O Daniel Correia, é um dos colegas, que teve uma participação importante para executar ensaios no Laboratório do Bruno Silva Santos, e também tive apoio de colegas como Sofia Mensurado e Sandrina Nóbrega, e entre outros para realização ds pesquisa.

Quais os maiores constrangimentos que enfrentou durante este período?

Os constrangimentos foram imensos, desde profissionais como pessoais. A ciência exige imenso, e tudo que possas dá-la nunca será suficiente, pois, o conhecimento é um poço sem fim. Ao escolher este caminho (cientista), existem sacrifícios, perdas irreparáveis em prol do sonho, mas tudo fica pequeno, quando queremos realizar um grande sonho. Sempre digo que já passei por países, como Alemanha e Inglaterra, e também tive que ultrapassar obstáculos em prol da ciência, mas que este doutoramento é um dos maiores obstáculos que tive que ultrapassar. Pois, considero que foi um doutoramento colectivo em que tive apoio de todos os meus familiares e amigos, em especial os meus pais, Helder e Ruth, que tudo fizeram para que concretizasse o meu sonho.

Tem certamente novos caminhos planejados. Quais são os próximos passos?

A ideia, é continuar a fazer a ciência. Sempre quis voltar para o meu país e se for possível contribuir para saúde. Há uma necessidade enorme de maior envolvimento das entidades responsáveis do país (Cabo Verde) na área de investigação, e é possível fazer ciência em África, e já existe muitas pessoas capacitadas para o fazê-la. Em Cabo Verde, o Cancro da Mama é a terceira principal causa de morte de acordo com os dados do relatório estatístico de 2010 de Cabo Verde (cerca de 61,6% do total de mortes) e é a segunda causa de evacuações de saúde fora do hospital [relatório estatístico, 2011].

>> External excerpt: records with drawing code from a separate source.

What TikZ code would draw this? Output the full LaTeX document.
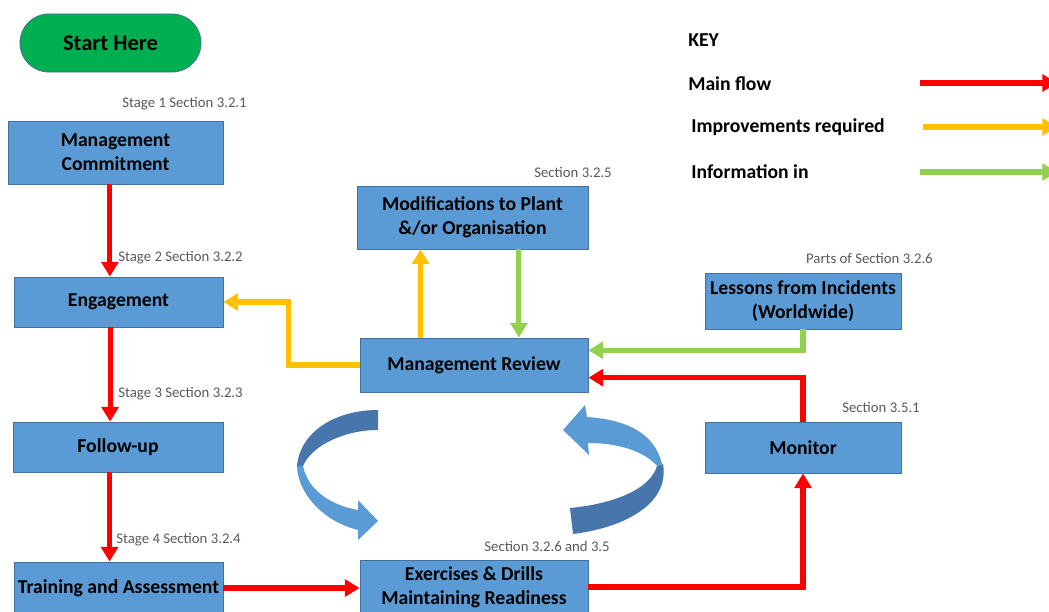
\documentclass[tikz,border=0pt]{standalone}
\usepackage{fontspec}
\setmainfont{Carlito}
\usetikzlibrary{arrows.meta}
\definecolor{boxblue}{HTML}{5B9BD5}
\definecolor{edgeblue}{HTML}{41719C}
\definecolor{darkblue}{HTML}{4676AB}
\definecolor{startgreen}{HTML}{00B050}
\definecolor{flowred}{HTML}{FF0000}
\definecolor{flowamber}{HTML}{FFC000}
\definecolor{flowgreen}{HTML}{92D050}
\definecolor{notegray}{HTML}{595959}

\begin{document}
\begin{tikzpicture}[x=0.025cm, y=-0.025cm,
    box/.style={draw=edgeblue, fill=boxblue, line width=0.6pt, align=center, inner sep=2pt,
        font=\fontsize{14}{17}\selectfont\bfseries},
    note/.style={anchor=east, text=notegray, inner sep=0pt, font=\fontsize{10.5}{12}\selectfont},
    keytext/.style={anchor=west, inner sep=0pt, font=\fontsize{14}{17}\selectfont\bfseries},
    flowline/.style={line width=3.6pt, -{Triangle[length=10.5pt, width=12pt]}},
    mainflow/.style={flowline, draw=flowred},
    improve/.style={flowline, draw=flowamber},
    info/.style={flowline, draw=flowgreen}]
    \useasboundingbox (0,0) rectangle (1049,611);

    \node[draw=edgeblue, fill=startgreen, line width=0.6pt, rounded corners=0.72cm,
        minimum width=4.525cm, minimum height=1.45cm,
        font=\fontsize{16}{19}\selectfont\bfseries] (start) at (110.5,43) {Start Here};

    \node[box, minimum width=5.375cm, minimum height=1.575cm] (mc) at (115.5,152.5) {Management\\Commitment};
    \node[box, minimum width=5.225cm, minimum height=1.25cm] (eng) at (118.5,302) {Engagement};
    \node[box, minimum width=5.25cm, minimum height=1.25cm] (fu) at (118,447) {Follow-up};
    \node[box, minimum width=5.225cm, minimum height=1.3cm] (tr) at (118.5,588) {Training and Assessment};
    \node[box, minimum width=5.775cm, minimum height=1.575cm] (mod) at (472.5,217.5) {Modifications to Plant\\\&/or Organisation};
    \node[box, minimum width=5.7cm, minimum height=1.35cm] (mr) at (474,365) {Management Review};
    \node[box, minimum width=4.9cm, minimum height=1.4cm] (les) at (803,301) {Lessons from Incidents\\(Worldwide)};
    \node[box, minimum width=4.9cm, minimum height=1.275cm] (mon) at (803,447.5) {Monitor};
    \node[box, minimum width=5.7cm, minimum height=1.35cm] (ex) at (474,587) {Exercises \& Drills\\Maintaining Readiness};

    \node[note] (n1) at (247,104) {Stage 1 Section 3.2.1};
    \node[note] (n2) at (243,258) {Stage 2 Section 3.2.2};
    \node[note] (n3) at (243,394) {Stage 3 Section 3.2.3};
    \node[note] (n4) at (241,540) {Stage 4 Section 3.2.4};
    \node[note] (n5) at (612,172) {Section 3.2.5};
    \node[note] (n6) at (933,258) {Parts of Section 3.2.6};
    \node[note] (n7) at (920,407) {Section 3.5.1};
    \node[note] (n8) at (610,546) {Section 3.2.6 and 3.5};

    \node[keytext] (key) at (688,40) {KEY};
    \node[keytext] (kmain) at (688,84) {Main flow};
    \node[keytext] (kimp) at (691,127) {Improvements required};
    \node[keytext] (kinfo) at (691,172) {Information in};
    \coordinate (kmainA) at (920,83);
    \coordinate (kmainB) at (1057,83);
    \coordinate (kimpA) at (923,127);
    \coordinate (kimpB) at (1057,127);
    \coordinate (kinfoA) at (920,172);
    \coordinate (kinfoB) at (1057,172);
    \draw[mainflow] (kmainA) -- (kmainB);
    \draw[improve] (kimpA) -- (kimpB);
    \draw[info] (kinfoA) -- (kinfoB);

    \draw[mainflow] ([xshift=-4pt]mc.south) -- ([xshift=-4pt]mc.south |- eng.north);
    \draw[mainflow] ([xshift=-6pt]eng.south) -- ([xshift=-6pt]eng.south |- fu.north);
    \draw[mainflow] ([xshift=-6pt]fu.south) -- ([xshift=-6pt]fu.south |- tr.north);
    \draw[mainflow] (tr.east) -- (tr.east -| ex.west);
    \draw[mainflow] (ex.east) -| (mon.south);
    \draw[mainflow] (mon.north) |- ([yshift=-9pt]mr.east);
    \draw[info] (les.south) |- ([yshift=10.5pt]mr.east);
    \draw[info] ([xshift=33pt]mod.south) -- ([xshift=33pt]mod.south |- mr.north);
    \draw[improve] ([xshift=-38pt]mr.north) -- ([xshift=-38pt]mr.north |- mod.south);
    \draw[improve] (mr.west) -- ++(-71,0) |- (eng.east);

    \fill[darkblue] (378,410) .. controls (335,410) and (300,432) .. (297,466)
        -- (303,466) .. controls (312,445) and (345,430) .. (378,430) -- cycle;
    \fill[boxblue] (297,466) .. controls (298,495) and (325,522) .. (358,530)
        -- (358,540) -- (378,521) -- (358,500) -- (358,510)
        .. controls (330,505) and (308,490) .. (303,466) -- cycle;
    \fill[boxblue] (563,430) -- (585,405) -- (587,417)
        .. controls (630,420) and (655,435) .. (662,464)
        -- (657,466) .. controls (645,452) and (620,443) .. (588,443) -- (589,455) -- cycle;
    \fill[darkblue] (657,466) -- (663,464)
        .. controls (670,505) and (622,528) .. (573,534) -- (570,508)
        .. controls (612,504) and (650,490) .. (657,466) -- cycle;
\end{tikzpicture}
\end{document}
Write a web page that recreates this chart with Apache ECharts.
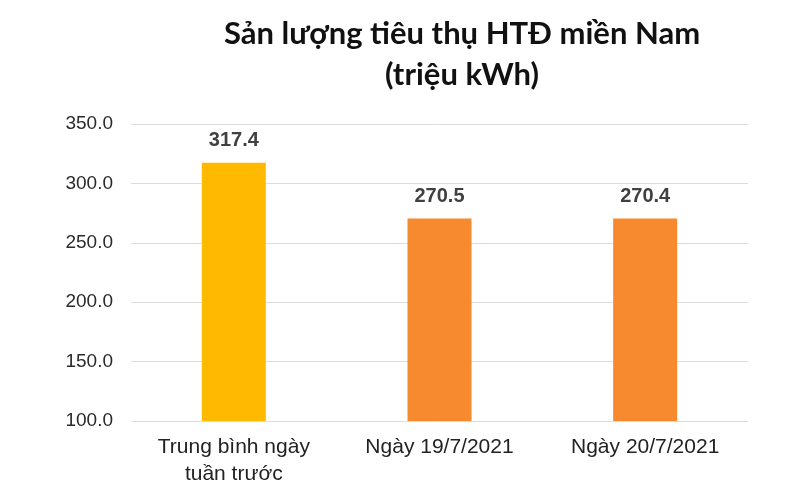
<!DOCTYPE html>
<html>
<head>
<meta charset="utf-8">
<script src="https://cdn.jsdelivr.net/npm/echarts@6/dist/echarts.min.js"></script>
<style>
  html, body { margin: 0; padding: 0; background: #fff; }
  #chart { width: 800px; height: 494px; }
</style>
</head>
<body>
<div id="chart"></div>
<script>
// data
const categories = ['Trung bình ngày\ntuần trước', 'Ngày 19/7/2021', 'Ngày 20/7/2021'];
const values = [317.4, 270.5, 270.4];
const barColors = ['#FFBA00', '#F7892F', '#F7892F'];

const myChart = echarts.init(document.getElementById('chart'));

const option = {
    backgroundColor: '#fff',
    animation: false,
    title: {
        text: 'Sản lượng tiêu thụ HTĐ miền Nam\n(triệu kWh)',
        left: 457,
        textAlign: 'center',
        top: 8,
        textStyle: {
            fontFamily: 'Lato',
            fontWeight: 'bold',
            fontSize: 31,
            lineHeight: 41,
            color: '#111'
        }
    },
    grid: {
        left: 131,
        right: 52,
        top: 124,
        bottom: 73
    },
    xAxis: {
        type: 'category',
        data: categories,
        axisLine: {show: false},
        axisTick: {show: false},
        axisLabel: {
            fontFamily: 'Liberation Sans',
            fontSize: 21,
            lineHeight: 27,
            color: '#222',
            margin: 13
        }
    },
    yAxis: {
        type: 'value',
        min: 100,
        max: 350,
        interval: 50,
        axisLabel: {
            fontFamily: 'Liberation Sans',
            fontSize: 19,
            color: '#2a2a2a',
            margin: 18,
            formatter: v => v.toFixed(1)
        },
        splitLine: {lineStyle: {color: '#dcdcdc', width: 1}}
    },
    series: [{
        type: 'bar',
        barWidth: 64,
        data: values.map((v, i) => ({value: v, itemStyle: {color: barColors[i]}})),
        label: {
            show: true,
            position: 'top',
            distance: 12,
            fontFamily: 'Liberation Sans',
            fontWeight: 'bold',
            fontSize: 20,
            color: '#404040',
            formatter: p => p.value.toFixed(1)
        }
    }]
};

myChart.setOption(option);
</script>
</body>
</html>
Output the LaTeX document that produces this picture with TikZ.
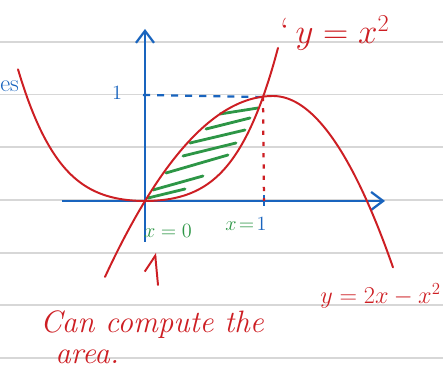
\documentclass[tikz,border=0pt]{standalone}
\usepackage{amsmath, amssymb}
\usepackage{xcolor}
\usetikzlibrary{arrows.meta, positioning, calc}
\definecolor{penred}{RGB}{205, 30, 35}
\definecolor{penblue}{RGB}{25, 100, 190}
\definecolor{pengreen}{RGB}{45, 150, 70}
\definecolor{ruling}{RGB}{215, 215, 215}

\begin{document}
\begin{tikzpicture}[
        x=0.025cm, y=-0.025cm,
        ruleline/.style = {ruling, line width=1.1pt},
        axis/.style = {penblue, line width=1.8pt, -{Straight Barb[length=3mm, width=4.5mm, line width=1.6pt]}},
        curve/.style = {penred, line width=1.4pt, line cap=round},
        hatch/.style = {pengreen, line width=2pt, line cap=round},
        guide/.style = {line width=1.6pt, dash pattern=on 5pt off 5pt},
        pointer/.style = {penred, line width=1.4pt, line cap=round, -{Straight Barb[left, length=3.7mm, width=6mm, line width=1.4pt]}},
        redlabel/.style = {penred, inner sep=0pt},
        bluelabel/.style = {penblue, inner sep=0pt},
        greenlabel/.style = {pengreen, inner sep=0pt, font=\Large}
    ]
        \useasboundingbox (0,0) rectangle (443,372);

        % Ruled paper
        \foreach \y in {42, 94.5, 147, 200, 253, 305, 358}
            \draw [ruleline] (0,\y) -- (443,\y);

        % Points
        \coordinate (O) at (145,201);
        \coordinate (xmin) at (62,201);
        \coordinate (xmax) at (385,201);
        \coordinate (ymin) at (145,242);
        \coordinate (ymax) at (145,29);
        \coordinate (yone) at (143,95);
        \coordinate (P) at (263,97);
        \coordinate (xone) at (264,201);
        \coordinate (arrtail) at (158,285);
        \coordinate (arrtip) at (155,253);

        % Axes
        \draw [axis] (xmin) -- (xmax);
        \draw [axis] (ymin) -- (ymax);
        \draw [penblue, line width=1.6pt] (264,195) -- (264,206);
        \draw [guide, penblue] (yone) -- (P);
        \draw [guide, penred, dash pattern=on 3pt off 5pt] (P) -- (xone);

        % Shaded region
        \foreach \a/\b/\c/\d in {220/114/258/108, 206/129/250/118, 190/143/245/130, 183/156/236/143,
                                 166/173/228/155, 153/190/203/176, 148/198/185/189}
            \draw [hatch] (\a,\b) -- (\c,\d);

        % Curves
        \draw [curve] plot [domain=-127:133, samples=80, smooth]
            ({145+\x}, {201-30.87*(\x/100)^2-31.47*(\x/100)^4});
        \draw [curve] plot [domain=-40:128, samples=50, smooth]
            ({145+\x}, {201-105+64.1*((\x-128)/100)^2})
            -- plot [domain=128:248, samples=50, smooth]
            ({145+\x}, {201-105+119*((\x-128)/100)^2});

        % Labels
        \node [bluelabel, font=\Large] (onelab) at (117,93) {$1$};
        \node [bluelabel, font=\LARGE, anchor=west] (es) at (0,86) {es};
        \node [greenlabel] (xzero) at (168,231) {$x = 0$};
        \node [greenlabel] (xonelab) at (246,224) {$x\!=\!{\color{penblue}1}$};
        \node [redlabel, font=\fontsize{26}{30}\selectfont, anchor=west] (sqlab) at (280,33) {\textquoteleft\,$y = x^2$};
        \node [redlabel, font=\LARGE, anchor=east] (parlab) at (441,296) {$y = 2x - x^2$};
        \node [redlabel, font=\fontsize{22}{26}\selectfont\itshape, anchor=west] (note) at (40,325) {Can compute the};
        \node [redlabel, font=\fontsize{22}{26}\selectfont\itshape, anchor=west] (note2) at (55,357) {area.};

        % Connectors
        \draw [pointer] (arrtail) -- (arrtip);
    \end{tikzpicture}
\end{document}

Neste preciso momento estou a lutar por outro sonho que é ter uma equipa de investigação na área de Oncologia em Cabo Verde. A ideia, é começar a fazer a ciência de base, que é ter a acesso a biopsia (pedaço) do tumor da mama, e fazer ensaios preliminares, que permite identificar o subtipo de tumor, e traçar o “perfil” do cancro da mama das mulheres Cabo-Verdiana. São dados importantíssimos, que ajudarão não só na escolha do tipo de tratamento, como também distinguir as pessoas/famílias de riscos.